# DATA LINES
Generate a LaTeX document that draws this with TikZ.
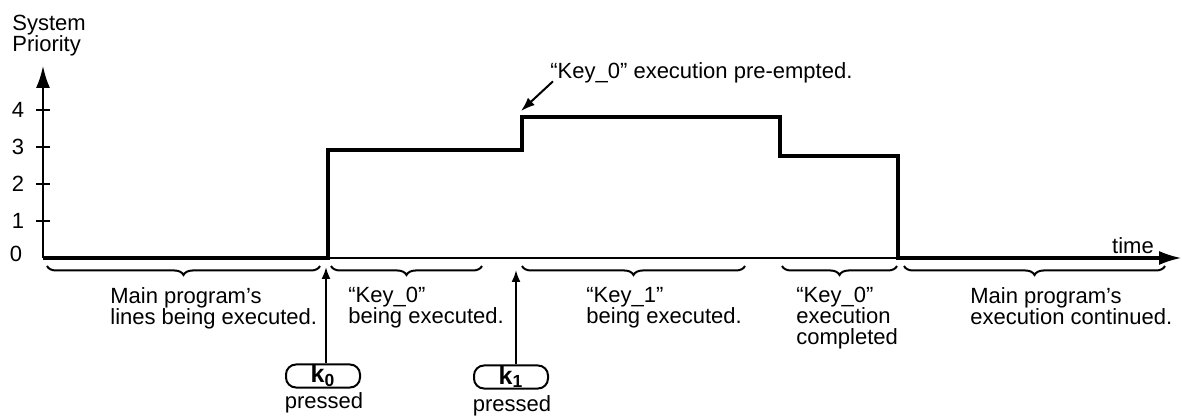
\documentclass[tikz,border=0pt]{standalone}
\usepackage{fontspec}
\setmainfont{Liberation Sans}
\usetikzlibrary{arrows.meta,decorations.pathreplacing}

\begin{document}
\begin{tikzpicture}[x=0.5pt,y=-0.5pt,
  lbl/.style={anchor=north west,align=left,inner sep=0pt,font=\fontsize{11}{10.5}\selectfont},
  txt/.style={inner sep=0pt,font=\fontsize{11}{10.5}\selectfont},
  keybox/.style={draw,line width=1pt,rounded corners=5pt,minimum width=37pt,minimum height=11.5pt,inner sep=0pt,font=\fontsize{12.5}{12.5}\selectfont\bfseries},
  trace/.style={line width=2.2pt},
  br/.style={decorate,decoration={brace,mirror,amplitude=4.5pt},line width=1pt},
  bigtip/.style={-{Latex[length=11pt,width=7pt]}},
  smalltip/.style={-{Latex[length=6pt,width=4.5pt]}}]
\useasboundingbox (0,0) rectangle (1182,416);

% axes
\node[lbl] (ylabel) at (12,15) {System\\Priority};
\coordinate (o) at (43,258);
\coordinate (ytop) at (43,66);
\coordinate (tend) at (1181,258);
\draw[line width=1pt,bigtip] (o) -- (ytop);
\draw[line width=1pt,bigtip] (o) -- (tend);
\node[txt] (time) at (1133,246) {time};
\foreach \v/\y in {1/221,2/184,3/147,4/110}{
  \draw[line width=1pt] (36,\y) -- (50,\y);
  \node[txt] (t\v) at (18,\y) {\v};
}
\node[txt] (t0) at (16,254) {0};

% priority trace
\draw[trace] (o) -- (328,258) -- (328,150) -- (522,150) -- (522,117)
  -- (780,117) -- (780,156) -- (898,156) -- (898,258) -- (1165,258);

% phases
\draw[br] (47,266) -- (320,266);
\draw[br] (331,266) -- (482,266);
\draw[br] (522,266) -- (745,266);
\draw[br] (782,266) -- (897,266);
\draw[br] (904,266) -- (1165,266);
\node[lbl] (mainA) at (110,287) {Main program’s\\lines being executed.};
\node[lbl] (keyA) at (348,287) {“Key\_0”\\being executed.};
\node[lbl] (keyB) at (586,287) {“Key\_1”\\being executed.};
\node[lbl] (keyC) at (796,287) {“Key\_0”\\execution\\completed};
\node[lbl] (mainB) at (970,287) {Main program’s\\execution continued.};

% key presses
\node[keybox] (k0) at (323,376) {k\textsubscript{0}};
\node[txt] (p0) at (324,403) {pressed};
\coordinate (k0t) at (326,267);
\draw[line width=1pt,smalltip] (k0.north -| k0t) -- (k0t);

\node[keybox] (k1) at (511,377) {k\textsubscript{1}};
\node[txt] (p1) at (512,406) {pressed};
\coordinate (k1t) at (516,270);
\draw[line width=1pt,smalltip] (k1.north -| k1t) -- (k1t);

% pre-emption
\node[lbl] (pre) at (550,62) {“Key\_0” execution pre-empted.};
\coordinate (pret) at (521,111);
\draw[line width=1pt,-{Latex[length=7pt,width=5pt]}] ([shift={(3,-2)}]pre.south west) -- (pret);
\end{tikzpicture}
\end{document}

# DESCRIPTION OF THE TASK
With the pictures left out, restate word for word every line of the data above, from the first down to the line that contains "k1t) -- (k1t);".

# COMPLETE OUTPUT
Generate a LaTeX document that draws this with TikZ.
\documentclass[tikz,border=0pt]{standalone}
\usepackage{fontspec}
\setmainfont{Liberation Sans}
\usetikzlibrary{arrows.meta,decorations.pathreplacing}

\begin{document}
\begin{tikzpicture}[x=0.5pt,y=-0.5pt,
  lbl/.style={anchor=north west,align=left,inner sep=0pt,font=\fontsize{11}{10.5}\selectfont},
  txt/.style={inner sep=0pt,font=\fontsize{11}{10.5}\selectfont},
  keybox/.style={draw,line width=1pt,rounded corners=5pt,minimum width=37pt,minimum height=11.5pt,inner sep=0pt,font=\fontsize{12.5}{12.5}\selectfont\bfseries},
  trace/.style={line width=2.2pt},
  br/.style={decorate,decoration={brace,mirror,amplitude=4.5pt},line width=1pt},
  bigtip/.style={-{Latex[length=11pt,width=7pt]}},
  smalltip/.style={-{Latex[length=6pt,width=4.5pt]}}]
\useasboundingbox (0,0) rectangle (1182,416);

% axes
\node[lbl] (ylabel) at (12,15) {System\\Priority};
\coordinate (o) at (43,258);
\coordinate (ytop) at (43,66);
\coordinate (tend) at (1181,258);
\draw[line width=1pt,bigtip] (o) -- (ytop);
\draw[line width=1pt,bigtip] (o) -- (tend);
\node[txt] (time) at (1133,246) {time};
\foreach \v/\y in {1/221,2/184,3/147,4/110}{
  \draw[line width=1pt] (36,\y) -- (50,\y);
  \node[txt] (t\v) at (18,\y) {\v};
}
\node[txt] (t0) at (16,254) {0};

% priority trace
\draw[trace] (o) -- (328,258) -- (328,150) -- (522,150) -- (522,117)
  -- (780,117) -- (780,156) -- (898,156) -- (898,258) -- (1165,258);

% phases
\draw[br] (47,266) -- (320,266);
\draw[br] (331,266) -- (482,266);
\draw[br] (522,266) -- (745,266);
\draw[br] (782,266) -- (897,266);
\draw[br] (904,266) -- (1165,266);
\node[lbl] (mainA) at (110,287) {Main program’s\\lines being executed.};
\node[lbl] (keyA) at (348,287) {“Key\_0”\\being executed.};
\node[lbl] (keyB) at (586,287) {“Key\_1”\\being executed.};
\node[lbl] (keyC) at (796,287) {“Key\_0”\\execution\\completed};
\node[lbl] (mainB) at (970,287) {Main program’s\\execution continued.};

% key presses
\node[keybox] (k0) at (323,376) {k\textsubscript{0}};
\node[txt] (p0) at (324,403) {pressed};
\coordinate (k0t) at (326,267);
\draw[line width=1pt,smalltip] (k0.north -| k0t) -- (k0t);

\node[keybox] (k1) at (511,377) {k\textsubscript{1}};
\node[txt] (p1) at (512,406) {pressed};
\coordinate (k1t) at (516,270);
\draw[line width=1pt,smalltip] (k1.north -| k1t) -- (k1t);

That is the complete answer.